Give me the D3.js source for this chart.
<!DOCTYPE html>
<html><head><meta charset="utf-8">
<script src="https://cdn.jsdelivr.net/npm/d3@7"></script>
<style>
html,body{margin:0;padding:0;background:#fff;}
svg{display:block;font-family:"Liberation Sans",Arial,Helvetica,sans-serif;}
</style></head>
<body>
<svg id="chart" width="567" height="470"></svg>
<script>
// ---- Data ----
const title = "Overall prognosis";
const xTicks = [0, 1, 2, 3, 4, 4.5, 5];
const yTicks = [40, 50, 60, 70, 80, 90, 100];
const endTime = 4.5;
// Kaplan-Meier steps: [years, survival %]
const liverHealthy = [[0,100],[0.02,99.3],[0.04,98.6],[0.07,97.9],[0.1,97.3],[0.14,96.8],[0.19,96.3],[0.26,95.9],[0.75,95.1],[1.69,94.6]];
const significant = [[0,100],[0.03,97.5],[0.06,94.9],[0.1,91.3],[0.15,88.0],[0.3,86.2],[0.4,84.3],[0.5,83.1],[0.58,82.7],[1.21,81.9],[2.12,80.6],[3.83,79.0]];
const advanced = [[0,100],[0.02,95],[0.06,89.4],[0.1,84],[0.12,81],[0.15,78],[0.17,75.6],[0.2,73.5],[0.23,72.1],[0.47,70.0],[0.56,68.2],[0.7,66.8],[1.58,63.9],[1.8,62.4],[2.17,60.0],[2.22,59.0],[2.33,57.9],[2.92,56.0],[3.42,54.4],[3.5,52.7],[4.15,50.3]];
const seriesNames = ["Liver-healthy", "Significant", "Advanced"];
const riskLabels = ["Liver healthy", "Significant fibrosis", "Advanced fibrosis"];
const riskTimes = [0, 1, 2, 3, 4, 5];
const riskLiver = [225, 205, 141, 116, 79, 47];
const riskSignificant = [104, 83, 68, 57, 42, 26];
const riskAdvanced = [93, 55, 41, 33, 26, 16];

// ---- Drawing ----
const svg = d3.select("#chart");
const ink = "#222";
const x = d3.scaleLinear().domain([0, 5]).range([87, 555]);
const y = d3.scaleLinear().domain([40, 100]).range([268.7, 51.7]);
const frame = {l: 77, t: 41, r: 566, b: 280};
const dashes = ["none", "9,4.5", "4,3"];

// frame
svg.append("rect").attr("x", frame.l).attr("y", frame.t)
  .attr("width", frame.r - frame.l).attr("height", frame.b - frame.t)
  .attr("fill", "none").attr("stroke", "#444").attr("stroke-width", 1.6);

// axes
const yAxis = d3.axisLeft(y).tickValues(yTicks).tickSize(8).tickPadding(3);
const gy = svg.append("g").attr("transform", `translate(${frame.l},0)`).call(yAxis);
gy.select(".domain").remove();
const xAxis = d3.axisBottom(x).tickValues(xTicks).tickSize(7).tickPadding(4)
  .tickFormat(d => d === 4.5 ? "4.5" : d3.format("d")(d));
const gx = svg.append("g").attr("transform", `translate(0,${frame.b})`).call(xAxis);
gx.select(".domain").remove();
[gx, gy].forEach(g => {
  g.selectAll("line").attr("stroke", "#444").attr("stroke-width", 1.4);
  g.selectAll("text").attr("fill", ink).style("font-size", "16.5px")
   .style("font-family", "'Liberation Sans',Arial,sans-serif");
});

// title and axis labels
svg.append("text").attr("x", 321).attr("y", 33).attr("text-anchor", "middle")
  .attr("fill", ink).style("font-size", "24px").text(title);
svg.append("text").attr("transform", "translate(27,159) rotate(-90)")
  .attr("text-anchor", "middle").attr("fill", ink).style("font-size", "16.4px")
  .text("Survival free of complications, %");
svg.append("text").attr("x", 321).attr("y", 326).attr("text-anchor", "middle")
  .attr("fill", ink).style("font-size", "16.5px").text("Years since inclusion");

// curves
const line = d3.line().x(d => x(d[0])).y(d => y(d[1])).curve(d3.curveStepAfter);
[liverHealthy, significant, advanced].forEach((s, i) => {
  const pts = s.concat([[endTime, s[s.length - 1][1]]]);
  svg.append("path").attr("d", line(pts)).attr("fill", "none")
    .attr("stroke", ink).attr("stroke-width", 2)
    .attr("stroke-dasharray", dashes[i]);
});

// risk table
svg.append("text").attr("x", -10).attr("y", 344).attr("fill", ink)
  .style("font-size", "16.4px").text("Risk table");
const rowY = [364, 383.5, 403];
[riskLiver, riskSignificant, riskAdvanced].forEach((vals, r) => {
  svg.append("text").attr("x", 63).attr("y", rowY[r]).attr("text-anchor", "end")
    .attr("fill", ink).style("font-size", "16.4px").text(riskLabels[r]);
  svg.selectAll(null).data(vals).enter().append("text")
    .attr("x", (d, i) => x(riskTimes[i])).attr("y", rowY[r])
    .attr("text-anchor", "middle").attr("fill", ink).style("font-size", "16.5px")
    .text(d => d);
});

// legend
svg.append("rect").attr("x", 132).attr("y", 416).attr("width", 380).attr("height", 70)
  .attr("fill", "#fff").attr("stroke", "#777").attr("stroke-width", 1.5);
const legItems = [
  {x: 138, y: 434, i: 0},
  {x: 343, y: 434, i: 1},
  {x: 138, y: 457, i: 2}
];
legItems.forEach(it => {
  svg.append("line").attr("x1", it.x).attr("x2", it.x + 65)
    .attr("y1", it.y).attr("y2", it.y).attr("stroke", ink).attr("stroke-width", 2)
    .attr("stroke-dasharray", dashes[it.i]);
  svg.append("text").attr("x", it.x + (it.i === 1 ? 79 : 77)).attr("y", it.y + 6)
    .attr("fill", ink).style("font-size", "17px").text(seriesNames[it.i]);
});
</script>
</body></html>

* * *

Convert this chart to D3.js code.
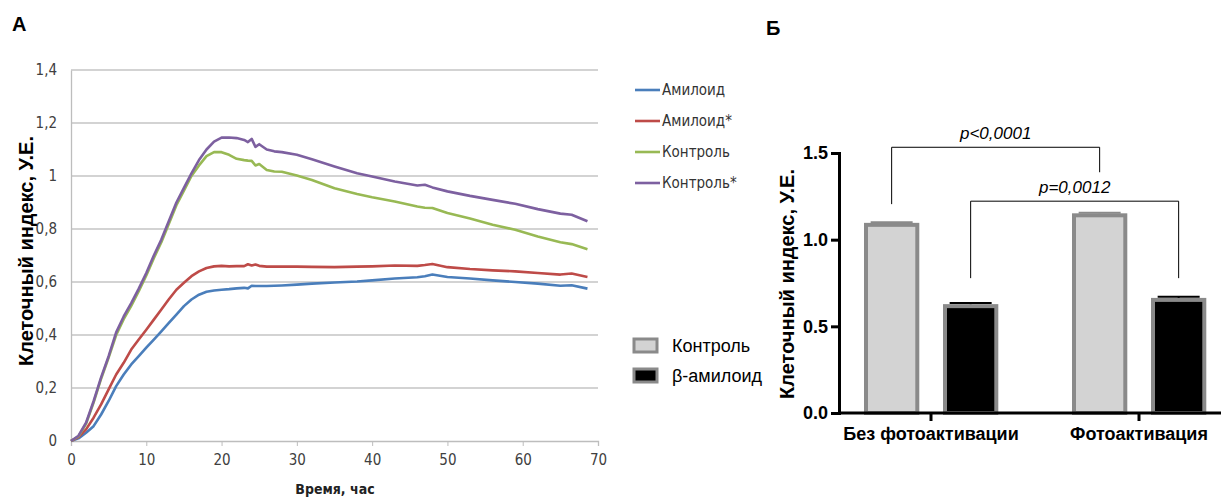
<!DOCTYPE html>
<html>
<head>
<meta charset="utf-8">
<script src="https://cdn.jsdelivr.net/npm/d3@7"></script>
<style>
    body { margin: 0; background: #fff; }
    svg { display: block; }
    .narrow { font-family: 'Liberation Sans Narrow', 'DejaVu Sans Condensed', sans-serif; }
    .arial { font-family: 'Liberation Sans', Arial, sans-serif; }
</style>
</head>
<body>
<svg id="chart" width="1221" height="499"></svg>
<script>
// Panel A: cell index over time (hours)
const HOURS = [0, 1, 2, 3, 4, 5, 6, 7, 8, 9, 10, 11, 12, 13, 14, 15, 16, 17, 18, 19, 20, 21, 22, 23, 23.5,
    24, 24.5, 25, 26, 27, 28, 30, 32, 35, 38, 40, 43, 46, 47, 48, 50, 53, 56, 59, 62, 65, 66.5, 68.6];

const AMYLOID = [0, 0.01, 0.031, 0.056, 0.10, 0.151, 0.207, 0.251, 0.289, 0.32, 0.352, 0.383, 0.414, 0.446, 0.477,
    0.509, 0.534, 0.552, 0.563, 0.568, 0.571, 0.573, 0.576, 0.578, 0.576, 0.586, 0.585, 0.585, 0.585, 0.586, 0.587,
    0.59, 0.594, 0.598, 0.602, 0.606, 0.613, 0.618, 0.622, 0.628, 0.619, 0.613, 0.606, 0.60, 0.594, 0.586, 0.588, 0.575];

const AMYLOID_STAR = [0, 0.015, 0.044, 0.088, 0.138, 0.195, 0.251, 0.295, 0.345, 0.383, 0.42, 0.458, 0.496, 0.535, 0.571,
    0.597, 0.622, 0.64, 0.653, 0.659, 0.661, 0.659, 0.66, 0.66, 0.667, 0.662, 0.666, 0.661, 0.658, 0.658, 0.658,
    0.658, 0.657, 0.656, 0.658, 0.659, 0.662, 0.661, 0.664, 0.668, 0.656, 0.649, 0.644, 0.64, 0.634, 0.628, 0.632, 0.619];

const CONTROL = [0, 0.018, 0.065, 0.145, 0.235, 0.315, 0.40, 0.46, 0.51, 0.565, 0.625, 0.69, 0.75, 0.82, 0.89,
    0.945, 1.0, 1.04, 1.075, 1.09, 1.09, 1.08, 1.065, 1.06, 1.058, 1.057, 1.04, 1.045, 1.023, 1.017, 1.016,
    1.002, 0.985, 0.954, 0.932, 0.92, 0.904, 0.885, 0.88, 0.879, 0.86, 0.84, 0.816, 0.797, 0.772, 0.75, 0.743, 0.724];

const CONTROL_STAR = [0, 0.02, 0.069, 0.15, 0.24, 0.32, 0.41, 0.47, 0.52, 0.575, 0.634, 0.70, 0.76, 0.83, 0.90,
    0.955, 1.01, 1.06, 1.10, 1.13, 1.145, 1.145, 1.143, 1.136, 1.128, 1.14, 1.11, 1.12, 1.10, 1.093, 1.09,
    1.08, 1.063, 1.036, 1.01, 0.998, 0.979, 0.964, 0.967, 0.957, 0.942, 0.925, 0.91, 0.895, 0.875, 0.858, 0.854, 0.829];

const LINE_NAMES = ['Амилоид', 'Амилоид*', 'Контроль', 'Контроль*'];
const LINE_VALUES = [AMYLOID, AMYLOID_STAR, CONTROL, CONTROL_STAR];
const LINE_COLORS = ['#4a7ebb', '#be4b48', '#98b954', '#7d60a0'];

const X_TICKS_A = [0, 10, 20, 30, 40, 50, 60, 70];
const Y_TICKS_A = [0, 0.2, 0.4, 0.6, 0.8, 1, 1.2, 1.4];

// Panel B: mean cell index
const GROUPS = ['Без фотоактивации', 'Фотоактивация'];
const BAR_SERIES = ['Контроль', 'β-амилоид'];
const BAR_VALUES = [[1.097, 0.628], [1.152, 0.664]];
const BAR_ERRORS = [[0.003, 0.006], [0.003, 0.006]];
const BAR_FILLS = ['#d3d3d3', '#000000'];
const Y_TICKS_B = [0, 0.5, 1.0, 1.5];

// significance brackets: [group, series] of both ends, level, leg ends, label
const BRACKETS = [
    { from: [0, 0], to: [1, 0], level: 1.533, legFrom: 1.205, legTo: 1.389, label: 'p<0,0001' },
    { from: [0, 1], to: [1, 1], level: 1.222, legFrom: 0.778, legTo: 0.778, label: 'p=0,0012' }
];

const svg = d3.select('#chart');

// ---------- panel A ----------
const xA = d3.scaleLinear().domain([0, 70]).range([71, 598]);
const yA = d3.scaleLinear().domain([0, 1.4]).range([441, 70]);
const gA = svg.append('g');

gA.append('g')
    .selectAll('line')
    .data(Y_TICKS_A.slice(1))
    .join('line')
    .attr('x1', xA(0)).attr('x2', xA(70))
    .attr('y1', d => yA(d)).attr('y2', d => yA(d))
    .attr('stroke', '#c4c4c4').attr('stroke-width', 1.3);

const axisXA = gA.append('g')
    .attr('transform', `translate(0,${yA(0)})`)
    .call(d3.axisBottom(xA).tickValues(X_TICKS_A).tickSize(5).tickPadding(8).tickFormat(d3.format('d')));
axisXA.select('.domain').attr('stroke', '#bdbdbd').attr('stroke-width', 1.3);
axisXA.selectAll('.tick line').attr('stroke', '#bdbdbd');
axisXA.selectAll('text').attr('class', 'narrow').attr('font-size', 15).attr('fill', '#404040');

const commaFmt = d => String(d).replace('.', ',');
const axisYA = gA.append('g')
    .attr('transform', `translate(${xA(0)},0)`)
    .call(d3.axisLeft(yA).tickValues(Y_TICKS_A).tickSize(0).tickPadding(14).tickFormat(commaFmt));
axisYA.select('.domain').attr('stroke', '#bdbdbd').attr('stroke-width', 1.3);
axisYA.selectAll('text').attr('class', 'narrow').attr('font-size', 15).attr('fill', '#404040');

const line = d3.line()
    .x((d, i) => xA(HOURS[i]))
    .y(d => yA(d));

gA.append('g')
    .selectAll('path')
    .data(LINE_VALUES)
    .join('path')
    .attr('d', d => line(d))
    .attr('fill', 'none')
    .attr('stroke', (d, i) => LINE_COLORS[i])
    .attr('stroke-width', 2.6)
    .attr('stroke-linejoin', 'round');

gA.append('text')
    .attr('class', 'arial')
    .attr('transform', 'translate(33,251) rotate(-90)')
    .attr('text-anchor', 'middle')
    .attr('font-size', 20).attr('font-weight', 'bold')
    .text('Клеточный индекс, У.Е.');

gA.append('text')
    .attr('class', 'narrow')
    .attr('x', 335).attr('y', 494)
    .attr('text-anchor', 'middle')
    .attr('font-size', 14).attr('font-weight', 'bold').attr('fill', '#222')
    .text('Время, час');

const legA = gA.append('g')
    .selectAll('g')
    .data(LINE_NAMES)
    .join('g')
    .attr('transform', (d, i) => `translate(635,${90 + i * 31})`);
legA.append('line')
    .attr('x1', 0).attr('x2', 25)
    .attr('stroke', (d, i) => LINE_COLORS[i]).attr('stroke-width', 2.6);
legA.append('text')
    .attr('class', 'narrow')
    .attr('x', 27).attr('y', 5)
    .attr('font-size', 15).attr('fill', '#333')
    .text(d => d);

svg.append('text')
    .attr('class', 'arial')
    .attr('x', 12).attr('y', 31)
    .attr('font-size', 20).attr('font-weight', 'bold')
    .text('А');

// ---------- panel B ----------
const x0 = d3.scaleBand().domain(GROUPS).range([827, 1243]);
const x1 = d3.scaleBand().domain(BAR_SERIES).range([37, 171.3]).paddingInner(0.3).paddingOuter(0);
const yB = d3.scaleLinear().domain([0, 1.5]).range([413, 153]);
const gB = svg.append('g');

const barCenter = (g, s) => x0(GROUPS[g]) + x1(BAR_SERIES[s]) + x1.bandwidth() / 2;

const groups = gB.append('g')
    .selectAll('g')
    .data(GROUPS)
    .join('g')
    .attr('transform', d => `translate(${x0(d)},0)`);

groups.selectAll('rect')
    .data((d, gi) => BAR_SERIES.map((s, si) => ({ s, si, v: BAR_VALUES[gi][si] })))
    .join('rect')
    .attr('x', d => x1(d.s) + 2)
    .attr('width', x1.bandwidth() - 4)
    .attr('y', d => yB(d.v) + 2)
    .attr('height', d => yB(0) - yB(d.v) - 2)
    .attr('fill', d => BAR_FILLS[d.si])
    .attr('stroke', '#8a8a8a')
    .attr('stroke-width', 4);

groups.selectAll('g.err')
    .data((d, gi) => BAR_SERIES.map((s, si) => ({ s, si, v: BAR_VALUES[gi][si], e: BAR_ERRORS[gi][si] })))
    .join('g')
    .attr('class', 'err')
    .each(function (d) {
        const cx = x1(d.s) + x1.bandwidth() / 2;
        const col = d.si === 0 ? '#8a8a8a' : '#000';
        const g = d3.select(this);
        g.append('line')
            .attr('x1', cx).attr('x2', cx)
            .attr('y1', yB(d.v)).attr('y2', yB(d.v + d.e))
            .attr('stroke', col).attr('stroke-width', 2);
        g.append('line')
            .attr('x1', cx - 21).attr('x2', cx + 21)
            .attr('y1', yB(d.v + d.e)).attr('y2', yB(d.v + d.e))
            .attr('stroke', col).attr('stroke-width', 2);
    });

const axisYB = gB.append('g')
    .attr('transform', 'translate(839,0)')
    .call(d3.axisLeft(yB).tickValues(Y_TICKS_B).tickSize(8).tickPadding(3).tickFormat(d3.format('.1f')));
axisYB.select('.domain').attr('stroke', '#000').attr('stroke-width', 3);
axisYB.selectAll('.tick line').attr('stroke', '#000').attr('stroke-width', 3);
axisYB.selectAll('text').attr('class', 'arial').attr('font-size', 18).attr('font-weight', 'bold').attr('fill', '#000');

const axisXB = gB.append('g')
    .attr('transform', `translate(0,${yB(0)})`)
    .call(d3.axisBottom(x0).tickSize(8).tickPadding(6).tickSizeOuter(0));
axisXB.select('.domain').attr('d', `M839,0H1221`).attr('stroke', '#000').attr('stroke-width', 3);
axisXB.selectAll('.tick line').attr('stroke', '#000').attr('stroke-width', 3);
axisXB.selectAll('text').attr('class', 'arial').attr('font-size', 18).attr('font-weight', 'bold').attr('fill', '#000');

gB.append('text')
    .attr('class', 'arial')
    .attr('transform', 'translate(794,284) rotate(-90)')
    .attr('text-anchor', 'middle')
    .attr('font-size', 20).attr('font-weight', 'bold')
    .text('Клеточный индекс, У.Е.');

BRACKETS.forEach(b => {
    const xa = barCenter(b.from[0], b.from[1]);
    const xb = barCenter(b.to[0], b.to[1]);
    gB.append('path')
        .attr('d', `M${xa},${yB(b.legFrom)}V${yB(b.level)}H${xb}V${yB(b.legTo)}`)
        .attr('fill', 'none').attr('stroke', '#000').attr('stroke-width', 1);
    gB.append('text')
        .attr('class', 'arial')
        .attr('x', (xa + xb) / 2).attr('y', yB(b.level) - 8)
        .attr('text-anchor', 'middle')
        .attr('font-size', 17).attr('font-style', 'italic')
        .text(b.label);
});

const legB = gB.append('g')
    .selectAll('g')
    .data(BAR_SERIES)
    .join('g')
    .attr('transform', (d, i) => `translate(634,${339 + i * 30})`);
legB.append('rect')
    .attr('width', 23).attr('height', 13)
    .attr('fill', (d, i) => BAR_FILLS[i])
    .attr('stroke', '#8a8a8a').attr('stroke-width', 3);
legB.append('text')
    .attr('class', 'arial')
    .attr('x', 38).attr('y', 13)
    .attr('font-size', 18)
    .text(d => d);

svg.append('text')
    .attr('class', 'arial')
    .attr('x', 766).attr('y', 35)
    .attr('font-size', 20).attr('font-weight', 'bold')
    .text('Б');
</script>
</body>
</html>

WHAT THE TASK REQUIRES: In the listing above, find the line containing "Convert this chart to D3.js code." and the line containing "0.628, 0.632, 0.619];", then return both of them and every line between, exactly, without pictures.

RESPONSE TO THIS TASK:
Convert this chart to D3.js code.
<!DOCTYPE html>
<html>
<head>
<meta charset="utf-8">
<script src="https://cdn.jsdelivr.net/npm/d3@7"></script>
<style>
    body { margin: 0; background: #fff; }
    svg { display: block; }
    .narrow { font-family: 'Liberation Sans Narrow', 'DejaVu Sans Condensed', sans-serif; }
    .arial { font-family: 'Liberation Sans', Arial, sans-serif; }
</style>
</head>
<body>
<svg id="chart" width="1221" height="499"></svg>
<script>
// Panel A: cell index over time (hours)
const HOURS = [0, 1, 2, 3, 4, 5, 6, 7, 8, 9, 10, 11, 12, 13, 14, 15, 16, 17, 18, 19, 20, 21, 22, 23, 23.5,
    24, 24.5, 25, 26, 27, 28, 30, 32, 35, 38, 40, 43, 46, 47, 48, 50, 53, 56, 59, 62, 65, 66.5, 68.6];

const AMYLOID = [0, 0.01, 0.031, 0.056, 0.10, 0.151, 0.207, 0.251, 0.289, 0.32, 0.352, 0.383, 0.414, 0.446, 0.477,
    0.509, 0.534, 0.552, 0.563, 0.568, 0.571, 0.573, 0.576, 0.578, 0.576, 0.586, 0.585, 0.585, 0.585, 0.586, 0.587,
    0.59, 0.594, 0.598, 0.602, 0.606, 0.613, 0.618, 0.622, 0.628, 0.619, 0.613, 0.606, 0.60, 0.594, 0.586, 0.588, 0.575];

const AMYLOID_STAR = [0, 0.015, 0.044, 0.088, 0.138, 0.195, 0.251, 0.295, 0.345, 0.383, 0.42, 0.458, 0.496, 0.535, 0.571,
    0.597, 0.622, 0.64, 0.653, 0.659, 0.661, 0.659, 0.66, 0.66, 0.667, 0.662, 0.666, 0.661, 0.658, 0.658, 0.658,
    0.658, 0.657, 0.656, 0.658, 0.659, 0.662, 0.661, 0.664, 0.668, 0.656, 0.649, 0.644, 0.64, 0.634, 0.628, 0.632, 0.619];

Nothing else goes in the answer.